One consequence of this, Bullaro believed, was that it made in
surance selling less tolerable to women than to men; women tend to avoid situations that could lead to face-to-face rejection, whereas men become accustomed to it early in life when they begin to make sexual advances, and they soon accept rejection as a natural if not pleasant part of life. Bullaro noticed during the first day at the conference that there were only four women among the seventy new agents; one of the women, however, had surpassed nearly all of the men in sales, and Bullaro had already heard of her by reputation before meeting her in the cocktail lounge that first evening.

 

He had been sitting with three other executives when she entered the crowded room alone, and, after one of the men who knew her asked if she would join them, she did. Her name was Barbara Cramer. She was a petite, bespectacled woman in her mid-twenties with short blond hair and a well-proportioned body clothed in a dark tailored business suit; though somewhat plain, she was attractive in a boyish way. She sat next to Bullaro and, after refusing a cigarette and ordering a drink, she listened quietly but attentively as the men resumed their conversation. They were talking about the Keogh plan, a tax-free pension program for self-employed citizens that Congress had just passed, and, without abruptly interjecting herself, she nonetheless conveyed the impression that she knew as much as they did about the complexities of the plan.
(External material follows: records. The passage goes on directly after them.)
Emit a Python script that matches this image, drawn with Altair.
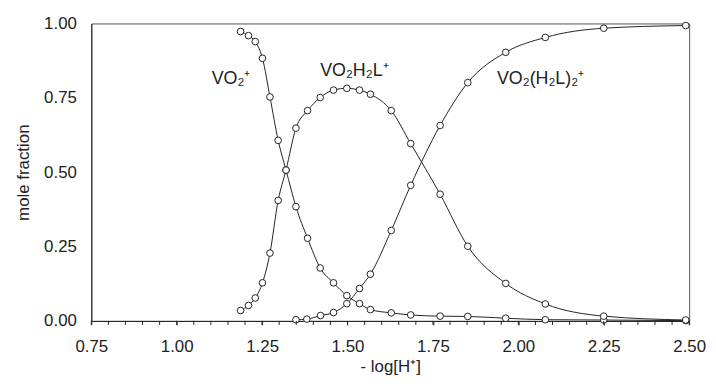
import altair as alt
import pandas as pd

# shared abscissae for VO2+ and VO2H2L+
x_a = [1.187, 1.210, 1.230, 1.251, 1.273, 1.297, 1.320, 1.349, 1.383, 1.420, 1.459,
       1.498, 1.535, 1.567, 1.628, 1.685, 1.771, 1.852, 1.963, 2.079, 2.250, 2.490]
vo2 = [0.973, 0.959, 0.939, 0.883, 0.753, 0.607, 0.507, 0.384, 0.278, 0.178, 0.128,
       0.085, 0.058, 0.038, 0.027, 0.020, 0.016, 0.015, 0.009, 0.004, 0.003, 0.001]
vo2h2l = [0.035, 0.052, 0.077, 0.128, 0.228, 0.405, 0.507, 0.648, 0.707, 0.751, 0.776,
          0.782, 0.776, 0.762, 0.707, 0.596, 0.426, 0.251, 0.126, 0.057, 0.016, 0.003]

x_b = [1.349, 1.381, 1.421, 1.459, 1.498, 1.535, 1.567, 1.628, 1.685, 1.771, 1.852,
       1.963, 2.079, 2.250, 2.490]
vo2h2l2 = [0.004, 0.006, 0.018, 0.028, 0.058, 0.109, 0.157, 0.304, 0.456, 0.657, 0.801,
           0.903, 0.953, 0.984, 0.993]

label_text = ["VO₂⁺", "VO₂H₂L⁺", "VO₂(H₂L)₂⁺"]
label_x = [1.159, 1.520, 2.065]
label_y = [0.813, 0.840, 0.813]

x_ticks = [0.75, 1.00, 1.25, 1.50, 1.75, 2.00, 2.25, 2.50]
x_minor = [round(0.75 + 0.05 * i, 2) for i in range(36)]
y_ticks = [0.0, 0.25, 0.5, 0.75, 1.0]

rows = []
for xv, yv in zip(x_a, vo2):
    rows.append({"x": xv, "y": yv, "s": "VO2+"})
for xv, yv in zip(x_a, vo2h2l):
    rows.append({"x": xv, "y": yv, "s": "VO2H2L+"})
for xv, yv in zip(x_b, vo2h2l2):
    rows.append({"x": xv, "y": yv, "s": "VO2(H2L)2+"})
df = pd.DataFrame(rows)
labels = pd.DataFrame({"t": label_text, "x": label_x, "y": label_y})
minor = pd.DataFrame({"x": x_minor})

FONT = "Liberation Sans"
INK = "#222222"

xscale = alt.Scale(domain=[0.75, 2.5], nice=False, zero=False)
yscale = alt.Scale(domain=[0, 1], nice=False)
xaxis = alt.Axis(title="- log[H⁺]", values=x_ticks, format=".2f", labelOverlap=False,
                 grid=False, tickSize=4, labelPadding=14, labelFlush=False, titlePadding=4)
yaxis = alt.Axis(title="mole fraction", values=y_ticks, format=".2f", labelOverlap=False,
                 grid=False, tickSize=0, labelPadding=15, titlePadding=11)


def X(field="x"):
    return alt.X(f"{field}:Q", scale=xscale, axis=xaxis)


def Y(field="y"):
    return alt.Y(f"{field}:Q", scale=yscale, axis=yaxis)


lines = alt.Chart(df).mark_line(color=INK, strokeWidth=1, interpolate="monotone").encode(
    x=X(), y=Y(), detail="s:N")
points = alt.Chart(df).mark_point(shape="circle", filled=True, fill="white", stroke=INK,
                                  strokeWidth=1, size=45, opacity=1).encode(
    x=X(), y=Y(), detail="s:N")
texts = alt.Chart(labels).mark_text(font=FONT, fontSize=18, color=INK).encode(
    x=X(), y=Y(), text="t:N")
ticks = alt.Chart(minor).mark_rule(color=INK, strokeWidth=1).encode(
    x=X(), y=alt.value(300), y2=alt.value(304))

chart = alt.layer(lines, points, texts, ticks).properties(
    width=603, height=300,
    autosize=alt.AutoSizeParams(type="none"),
    padding={"left": 84, "top": 14, "right": 19, "bottom": 57},
).configure_view(stroke="#555555", strokeWidth=1).configure_axis(
    labelFont=FONT, titleFont=FONT, labelFontSize=17, titleFontSize=17,
    titleFontWeight="normal", labelColor=INK, titleColor=INK,
    domainColor=INK, tickColor=INK,
)

chart.save("out.html", embed_options={"renderer": "svg", "actions": False})
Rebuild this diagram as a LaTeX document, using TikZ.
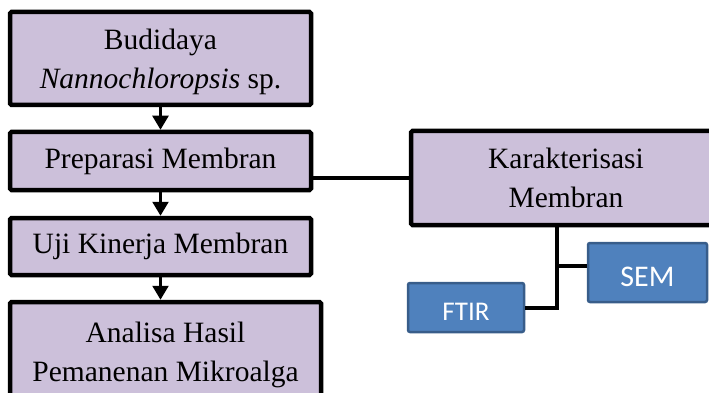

The business discussion went on for an hour and two more rounds of drinks, after which the men stood to say good night and left Bullaro at the table with Barbara Cramer. Though she made no move to leave, she did complain of a mild headache, and Bullaro offered to get her an aspirin. The bar was crowded and so Bullaro walked across the lobby toward his room, which was nearby on the second floor. As he opened his medicine cabinet, he heard the door to his room close behind him. Turning, he saw that Barbara Cramer had followed him. She was standing next to the bed, and was smiling.

“I’ve decided,” she said, “that I probably need more than an aspirin. I need a good lay.”

He knew that he had heard her correctly, but even so he was astonished by her directness. His first concern was whether she had been seen by any of his associates as she entered his room. The regional vice-president was next door, and other executives were across the hall; but before he could say anything she had removed her jacket and her shoes, and was beginning to unbutton her blouse.